Methodist seminary head dies

2012-05-04 00:00

REVEREND Dr Ross Olivier (56), president of the Seth Mokitimi Methodist Seminary (SMMS) in Pietermaritzburg, died at his home on Wednesday.

Reverend Professor Peter Storey, chairperson of the governing council of the seminary, said in a statement that Olivier had died at his home in Isabel Beardmore Drive.

He said Olivier had been suffering from deep depression for some time.

“His spouse, Shayne, who had taken off work for the past six weeks to watch over him, had returned to her job for the first time yesterday morning, but came home around noon to check up on him and found his body. She called on her sons, who live nearby, and emergency services were called, but there was nothing they could do by that stage,” said Storey.

No foul play is suspected.

“Dr Olivier’s death is a massive loss for their family of three sons, their loved ones, and the wider family of the two million strong Methodist Church of Southern Africa (MCSA), which Ross had served for many years,” said Storey.

Olivier made his mark in the 1970s and 80s in anti-apartheid activism in the East Rand and was detained more than once for his work with the regional Council of Churches.

“Proud of his Afrikaans roots, he was nevertheless determined to work for transformation. He went on to lead two of the nation’s largest Methodist congregations, before being appointed to head up a change process in the MCSA called the ‘Journey to a New Land’, preparing the church for a post-apartheid South Africa.

“This was followed by a spell as general secretary of the denomination in the church’s national office.”

Storey said Olivier and his family then took a few years’ break from South Africa, plunging instead into the complex and painful history of Mississippi, U.S., where he held the pulpit of a church that had earned notoriety for its racist past, leading it into a new chapter with some of his strong South African medicine.

“He earned wide recognition for his role in reconciling Mississippi’s two senators in Washington DC, one black, one white, who had long been at loggerheads.

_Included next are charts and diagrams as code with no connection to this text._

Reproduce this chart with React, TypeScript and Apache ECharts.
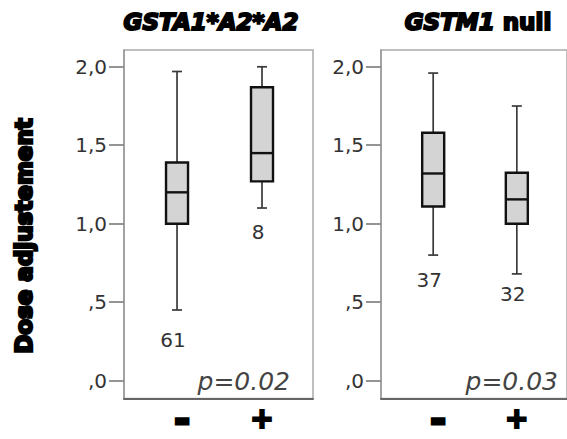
import React, { useEffect, useRef } from 'react';
import * as echarts from 'echarts';

// ---- data ----
const groups = ['-', '+'];
const yTicks = [0, 0.5, 1, 1.5, 2];
const yTickLabels = [',0', ',5', '1,0', '1,5', '2,0'];
// [min, Q1, median, Q3, max]
const gstaBoxes = [
  [0.45, 1.0, 1.2, 1.39, 1.97],
  [1.1, 1.27, 1.45, 1.87, 2.0],
];
const gstmBoxes = [
  [0.8, 1.11, 1.32, 1.58, 1.96],
  [0.68, 1.0, 1.155, 1.325, 1.75],
];
const gstaN = [61, 8];
const gstmN = [37, 32];
const gstaNLabelY = [0.26, 0.95];
const gstmNLabelY = [0.64, 0.55];
const pValues = ['p=0.02', 'p=0.03'];

const FONT = '"DejaVu Sans", Verdana, sans-serif';

function renderBox(params: any, api: any) {
  const x = api.value(0);
  const pMin = api.coord([x, api.value(1)]);
  const pQ1 = api.coord([x, api.value(2)]);
  const pMed = api.coord([x, api.value(3)]);
  const pQ3 = api.coord([x, api.value(4)]);
  const pMax = api.coord([x, api.value(5)]);
  const cx = pMin[0];
  const hw = 11;
  const cw = 5;
  const wStyle = { stroke: '#3a3a3a', lineWidth: 1.7 };
  const bStyle = { stroke: '#111', lineWidth: 2.4 };
  return {
    type: 'group',
    children: [
      { type: 'line', shape: { x1: cx, y1: pMax[1], x2: cx, y2: pQ3[1] }, style: wStyle },
      { type: 'line', shape: { x1: cx, y1: pQ1[1], x2: cx, y2: pMin[1] }, style: wStyle },
      { type: 'line', shape: { x1: cx - cw, y1: pMax[1], x2: cx + cw, y2: pMax[1] }, style: wStyle },
      { type: 'line', shape: { x1: cx - cw, y1: pMin[1], x2: cx + cw, y2: pMin[1] }, style: wStyle },
      {
        type: 'rect',
        shape: { x: cx - hw, y: pQ3[1], width: 2 * hw, height: pQ1[1] - pQ3[1] },
        style: { fill: '#d4d4d4', ...bStyle },
      },
      { type: 'line', shape: { x1: cx - hw, y1: pMed[1], x2: cx + hw, y2: pMed[1] }, style: bStyle },
    ],
  };
}

function renderCount(params: any, api: any) {
  const pt = api.coord([api.value(0), api.value(1)]);
  return {
    type: 'text',
    x: pt[0] - 4,
    y: pt[1],
    style: {
      text: String(api.value(2)),
      fill: '#333',
      fontSize: 20,
      fontFamily: FONT,
      align: 'center',
      verticalAlign: 'middle',
    },
  };
}

function yAxisFor(gridIndex: number) {
  return {
    type: 'value',
    gridIndex,
    min: -0.114,
    max: 2.107,
    axisLine: { show: true, onZero: false, lineStyle: { color: '#999', width: 1.5 } },
    axisTick: {
      show: true,
      length: 15,
      customValues: yTicks,
      lineStyle: { color: '#888', width: 1.8 },
    },
    axisLabel: {
      customValues: yTicks,
      margin: 17,
      fontSize: 20,
      color: '#333',
      fontFamily: FONT,
      formatter: (v: number) => {
        const i = yTicks.findIndex((t) => Math.abs(t - v) < 1e-6);
        return i >= 0 ? yTickLabels[i] : '';
      },
    },
    splitLine: { show: false },
  };
}

function xAxisFor(gridIndex: number) {
  return {
    type: 'value',
    gridIndex,
    min: -0.624,
    max: 1.6,
    axisLine: { show: true, onZero: false, lineStyle: { color: '#666', width: 2 } },
    axisTick: { show: false },
    splitLine: { show: false },
    axisLabel: {
      customValues: [0, 1],
      margin: 6,
      color: '#000',
      fontFamily: FONT,
      formatter: (v: number) => {
        const g = groups[Math.round(v)] ?? '';
        return g === '-' ? '{m|' + g + '}' : '{p|' + g + '}';
      },
      rich: {
        m: {
          fontSize: 38,
          fontWeight: 'bold',
          fontFamily: FONT,
          color: '#000',
          textBorderColor: '#000',
          textBorderWidth: 3,
          lineHeight: 28,
          padding: [0, 0, 0, 10],
        },
        p: {
          fontSize: 28,
          fontWeight: 'bold',
          fontFamily: FONT,
          color: '#000',
          textBorderColor: '#000',
          textBorderWidth: 2.2,
          lineHeight: 28,
        },
      },
    },
  };
}

export default function App() {
  const ref = useRef<HTMLDivElement>(null);
  useEffect(() => {
    if (!ref.current) return;
    const chart = echarts.init(ref.current, null, { renderer: 'svg' });
    const heavy = {
      fill: '#000',
      fontFamily: FONT,
      fontWeight: 'bold',
      stroke: '#000',
      lineWidth: 2,
    };
    chart.setOption({
      animation: false,
      backgroundColor: '#fff',
      grid: [
        { left: 124, top: 50, width: 189, height: 352, show: true, borderColor: '#aaa', borderWidth: 1.5 },
        { left: 381, top: 50, width: 189, height: 352, show: true, borderColor: '#aaa', borderWidth: 1.5 },
      ],
      xAxis: [xAxisFor(0), xAxisFor(1)],
      yAxis: [yAxisFor(0), yAxisFor(1)],
      series: [
        {
          type: 'custom',
          xAxisIndex: 0,
          yAxisIndex: 0,
          renderItem: renderBox,
          encode: { x: 0, y: [1, 2, 3, 4, 5] },
          data: gstaBoxes.map((b, i) => [i, ...b]),
        },
        {
          type: 'custom',
          xAxisIndex: 1,
          yAxisIndex: 1,
          renderItem: renderBox,
          encode: { x: 0, y: [1, 2, 3, 4, 5] },
          data: gstmBoxes.map((b, i) => [i, ...b]),
        },
        {
          type: 'custom',
          xAxisIndex: 0,
          yAxisIndex: 0,
          renderItem: renderCount,
          encode: { x: 0, y: 1 },
          data: gstaN.map((n, i) => [i, gstaNLabelY[i], n]),
        },
        {
          type: 'custom',
          xAxisIndex: 1,
          yAxisIndex: 1,
          renderItem: renderCount,
          encode: { x: 0, y: 1 },
          data: gstmN.map((n, i) => [i, gstmNLabelY[i], n]),
        },
      ],
      graphic: [
        {
          type: 'text',
          x: 211,
          y: 22,
          style: {
            text: 'GSTA1*A2*A2',
            ...heavy,
            fontStyle: 'italic',
            fontSize: 23,
            align: 'center',
            verticalAlign: 'middle',
          },
        },
        {
          type: 'text',
          x: 478,
          y: 22,
          style: {
            text: '{i|GSTM1} {n|null}',
            align: 'center',
            verticalAlign: 'middle',
            fill: '#000',
            stroke: '#000',
            lineWidth: 2,
            fontFamily: FONT,
            fontWeight: 'bold',
            fontSize: 23,
            rich: {
              i: { fontStyle: 'italic', fontWeight: 'bold', fontSize: 23, fontFamily: FONT },
              n: { fontWeight: 'bold', fontSize: 23, fontFamily: FONT },
            },
          },
        },
        {
          type: 'text',
          x: 24,
          y: 236,
          rotation: Math.PI / 2,
          style: {
            text: 'Dose adjustement',
            ...heavy,
            lineWidth: 2.4,
            fontSize: 23,
            align: 'center',
            verticalAlign: 'middle',
          },
        },
        {
          type: 'text',
          x: 290,
          y: 381,
          style: {
            text: pValues[0],
            fill: '#444',
            fontFamily: FONT,
            fontStyle: 'italic',
            fontSize: 25,
            align: 'right',
            verticalAlign: 'middle',
          },
        },
        {
          type: 'text',
          x: 558,
          y: 381,
          style: {
            text: pValues[1],
            fill: '#444',
            fontFamily: FONT,
            fontStyle: 'italic',
            fontSize: 25,
            align: 'right',
            verticalAlign: 'middle',
          },
        },
      ],
    });
    return () => chart.dispose();
  }, []);
  return (
    <div
      ref={ref}
      style={{ position: 'fixed', left: 0, top: 0, width: 567, height: 439 }}
    />
  );
}
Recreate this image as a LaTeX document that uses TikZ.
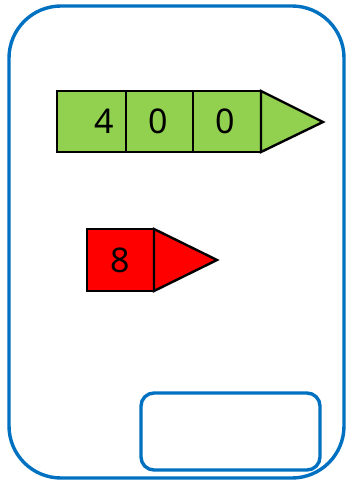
\documentclass[tikz,border=0pt]{standalone}
\usepackage{fontspec}
\setmainfont{Noto Sans}
\definecolor{frameblue}{HTML}{0070C0}
\definecolor{cellgreen}{HTML}{92D050}
\begin{document}
\begin{tikzpicture}[x=1pt,y=-1pt,
  frame/.style={draw=frameblue,line width=3.4pt},
  cell/.style={draw=black,line width=2.4pt,line join=miter},
  digit/.style={font=\fontsize{34}{34}\selectfont,inner sep=0pt,anchor=base}]
\useasboundingbox (0,0) rectangle (346,481);
% outer card
\draw[frame,rounded corners=52pt] (9,6) rectangle (344,478);
% green number arrow
\path[cell,fill=cellgreen] (57,91) rectangle (126,152);
\path[cell,fill=cellgreen] (126,91) rectangle (193,152);
\path[cell,fill=cellgreen] (193,91) rectangle (261,152);
\path[cell,fill=cellgreen] (261,91) -- (323,122) -- (261,152) -- cycle;
\node[digit] (d4) at (104,134) {4};
\node[digit] (d0a) at (158,134) {0};
\node[digit] (d0b) at (225,134) {0};
% red arrow
\path[cell,fill=red] (87,229) rectangle (154,291);
\path[cell,fill=red] (154,229) -- (217,260) -- (154,291) -- cycle;
\node[digit] (d8) at (120,272) {8};
% answer box
\draw[frame,rounded corners=13pt] (141,393) rectangle (320,470);
\end{tikzpicture}
\end{document}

“Returning to South Africa in 2008, he was appointed as first president of the fledgling Seth Mokitimi Methodist Seminary, a bold new venture in the formation and training of ordained ministers. From 2009, while the new R64 million campus was being built, Ross Olivier, together with a small staff [launched] a new concept of holistic ministerial training, combining academic rigour, practical skills and spiritual formation.”

Storey said that when the campus was opened in September 2010, more than 100 seminarians were studying at SMMS.

“Tragically, his death occurred just 16 days before the first graduation service at SMMS, when he would have seen the first-fruits of his labours as 40 seminarians come forward to receive bachelor of theology degrees or diplomas in practical ministry. They and many changed lives he influenced across South Africa and further afield will be his memorial,” said Storey.

Police spokesperson Lieutenant Joey Jeevan confirmed an inquest docket had been opened and police were investigating Olivier’s death. — WR.